Federal Investment for Low-Income Children Significant but Effectiveness Unclear
T-HEHS-00-83: Published: Apr 11, 2000. Publicly Released: Apr 11, 2000.
Pursuant to a congressional request, GAO discussed preschool education for children of low-income families, focusing on: (1) the federal and state commitment to preschool programs, including funding and collaborative efforts; and (2) what is known about the effectiveness of federal preschool programs.

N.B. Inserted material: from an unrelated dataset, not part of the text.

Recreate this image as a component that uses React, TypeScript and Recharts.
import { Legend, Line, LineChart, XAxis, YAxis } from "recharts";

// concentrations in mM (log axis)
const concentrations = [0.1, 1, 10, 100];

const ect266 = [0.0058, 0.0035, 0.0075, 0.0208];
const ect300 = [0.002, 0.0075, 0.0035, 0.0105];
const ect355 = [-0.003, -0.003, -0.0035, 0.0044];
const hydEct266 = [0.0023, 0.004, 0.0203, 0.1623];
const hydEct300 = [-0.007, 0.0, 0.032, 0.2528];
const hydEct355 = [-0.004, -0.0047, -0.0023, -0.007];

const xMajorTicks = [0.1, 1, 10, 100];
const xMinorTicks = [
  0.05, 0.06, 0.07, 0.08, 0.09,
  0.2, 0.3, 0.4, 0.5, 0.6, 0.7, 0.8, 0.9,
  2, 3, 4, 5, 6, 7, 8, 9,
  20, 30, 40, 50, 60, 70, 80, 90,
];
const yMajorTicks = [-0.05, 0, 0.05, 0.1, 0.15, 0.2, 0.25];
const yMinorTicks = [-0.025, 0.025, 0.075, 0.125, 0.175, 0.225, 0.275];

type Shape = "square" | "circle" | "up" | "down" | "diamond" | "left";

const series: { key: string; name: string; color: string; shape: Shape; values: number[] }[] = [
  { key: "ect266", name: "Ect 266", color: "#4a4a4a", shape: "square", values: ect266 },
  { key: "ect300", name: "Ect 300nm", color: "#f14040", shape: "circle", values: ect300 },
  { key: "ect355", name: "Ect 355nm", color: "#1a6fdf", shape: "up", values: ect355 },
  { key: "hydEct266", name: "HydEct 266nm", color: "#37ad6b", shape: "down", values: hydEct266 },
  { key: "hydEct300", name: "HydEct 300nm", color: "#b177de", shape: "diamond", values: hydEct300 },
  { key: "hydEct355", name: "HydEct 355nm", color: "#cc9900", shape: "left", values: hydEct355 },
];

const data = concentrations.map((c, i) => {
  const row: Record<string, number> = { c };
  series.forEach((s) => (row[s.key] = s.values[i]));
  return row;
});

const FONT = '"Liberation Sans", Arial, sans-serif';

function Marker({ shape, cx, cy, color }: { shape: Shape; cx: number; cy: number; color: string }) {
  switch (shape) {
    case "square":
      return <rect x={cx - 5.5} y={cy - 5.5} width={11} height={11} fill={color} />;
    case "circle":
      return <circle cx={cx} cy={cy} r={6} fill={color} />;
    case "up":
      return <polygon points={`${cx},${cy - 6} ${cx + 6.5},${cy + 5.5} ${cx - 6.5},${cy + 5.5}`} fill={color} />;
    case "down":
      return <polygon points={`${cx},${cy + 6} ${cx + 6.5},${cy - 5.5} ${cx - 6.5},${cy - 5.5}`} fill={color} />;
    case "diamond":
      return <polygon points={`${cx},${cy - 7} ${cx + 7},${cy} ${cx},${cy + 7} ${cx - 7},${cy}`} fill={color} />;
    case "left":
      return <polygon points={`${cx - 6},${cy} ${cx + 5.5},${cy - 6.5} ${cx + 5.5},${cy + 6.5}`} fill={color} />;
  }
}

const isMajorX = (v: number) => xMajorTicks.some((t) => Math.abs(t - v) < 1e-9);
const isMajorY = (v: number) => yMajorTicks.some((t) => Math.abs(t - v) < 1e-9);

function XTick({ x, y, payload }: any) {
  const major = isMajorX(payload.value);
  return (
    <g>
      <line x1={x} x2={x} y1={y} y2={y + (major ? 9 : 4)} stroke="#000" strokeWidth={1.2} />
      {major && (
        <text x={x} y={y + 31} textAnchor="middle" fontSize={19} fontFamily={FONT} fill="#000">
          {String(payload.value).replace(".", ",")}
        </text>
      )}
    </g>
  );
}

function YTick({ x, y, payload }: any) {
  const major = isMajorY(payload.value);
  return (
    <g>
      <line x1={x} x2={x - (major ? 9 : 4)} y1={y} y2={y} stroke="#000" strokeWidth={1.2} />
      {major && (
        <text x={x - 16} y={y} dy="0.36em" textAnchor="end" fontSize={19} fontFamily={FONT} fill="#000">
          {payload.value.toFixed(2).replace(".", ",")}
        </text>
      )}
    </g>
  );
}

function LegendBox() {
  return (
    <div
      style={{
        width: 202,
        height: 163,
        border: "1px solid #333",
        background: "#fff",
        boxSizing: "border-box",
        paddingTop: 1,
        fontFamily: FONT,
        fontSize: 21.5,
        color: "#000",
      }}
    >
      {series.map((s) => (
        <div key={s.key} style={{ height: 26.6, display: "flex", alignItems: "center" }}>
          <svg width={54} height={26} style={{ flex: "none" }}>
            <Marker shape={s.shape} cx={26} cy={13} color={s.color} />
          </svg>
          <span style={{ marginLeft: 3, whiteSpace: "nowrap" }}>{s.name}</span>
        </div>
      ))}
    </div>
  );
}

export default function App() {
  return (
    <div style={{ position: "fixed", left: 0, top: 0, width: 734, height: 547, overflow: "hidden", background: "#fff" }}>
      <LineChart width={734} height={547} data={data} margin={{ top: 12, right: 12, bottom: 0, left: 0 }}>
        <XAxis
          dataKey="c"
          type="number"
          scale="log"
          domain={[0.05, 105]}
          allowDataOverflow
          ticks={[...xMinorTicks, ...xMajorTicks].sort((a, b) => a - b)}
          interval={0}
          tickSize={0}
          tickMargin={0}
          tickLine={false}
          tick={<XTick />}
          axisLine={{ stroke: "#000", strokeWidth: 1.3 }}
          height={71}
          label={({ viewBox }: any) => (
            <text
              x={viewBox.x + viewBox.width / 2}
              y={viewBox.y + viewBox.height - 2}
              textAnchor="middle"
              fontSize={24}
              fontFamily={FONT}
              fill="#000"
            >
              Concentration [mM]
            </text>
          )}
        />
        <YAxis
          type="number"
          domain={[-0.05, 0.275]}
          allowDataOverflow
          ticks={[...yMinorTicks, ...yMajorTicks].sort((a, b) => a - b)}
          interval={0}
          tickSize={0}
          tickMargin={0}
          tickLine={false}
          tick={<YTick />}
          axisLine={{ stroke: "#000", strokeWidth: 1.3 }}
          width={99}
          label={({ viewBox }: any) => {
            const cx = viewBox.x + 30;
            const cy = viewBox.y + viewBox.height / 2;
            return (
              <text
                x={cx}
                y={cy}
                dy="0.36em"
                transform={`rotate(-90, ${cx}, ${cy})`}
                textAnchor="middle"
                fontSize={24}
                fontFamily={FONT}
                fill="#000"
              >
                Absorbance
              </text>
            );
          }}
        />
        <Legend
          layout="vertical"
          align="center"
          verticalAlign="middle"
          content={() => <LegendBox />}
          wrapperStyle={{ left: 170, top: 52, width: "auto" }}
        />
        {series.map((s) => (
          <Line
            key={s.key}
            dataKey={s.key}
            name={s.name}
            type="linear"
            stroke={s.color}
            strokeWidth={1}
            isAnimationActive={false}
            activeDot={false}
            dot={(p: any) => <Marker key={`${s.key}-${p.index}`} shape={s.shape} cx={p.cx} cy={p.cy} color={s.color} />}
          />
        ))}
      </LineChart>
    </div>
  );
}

GAO noted that: (1) the federal investment in preschool programs for low-income children is considerable; (2) annually, the federal government provides about $4.6 billion in funds for preschool education and about $4.4 billion a year for federal block grants, such as the Child Care Development Fund, some portion of which is used for preschool education; (3) state governments provide about another $2 billion annually to support preschool programs; (4) Head Start, administered by the Department of Health and Human Services (HHS), and Even Start, administered by the Department of Education, are two federal programs that focus on developing cognitive and other skills needed to prepare children for school; (5) in addition, in some communities, title I funds, which support elementary and secondary education programs for economically and educationally disadvantaged children, are also used for preschool programs; (6) federally funded and state-funded preschool programs typically serve children only part of a day and thus do not always accommodate the schedules of working parents; (7) in some states, federal and state officials have collaborated to provide full-day services by bringing together both child care and preschool services; (8) given the considerable investment at the federal level, it is important to know how effectively the different programs prepare children for school; (9) although Head Start and Even Start studies have shown that the skills of participating children have improved, the studies have not provided definitive results on effectiveness--that is, the extent to which these improvements can be attributed to the programs; (10) however, HHS and Education are making progress in assessing the effectiveness of their preschool programs; and (11) in contrast, the effectiveness of block grant funds is not being evaluated for school readiness because it is not a primary goal of these programs.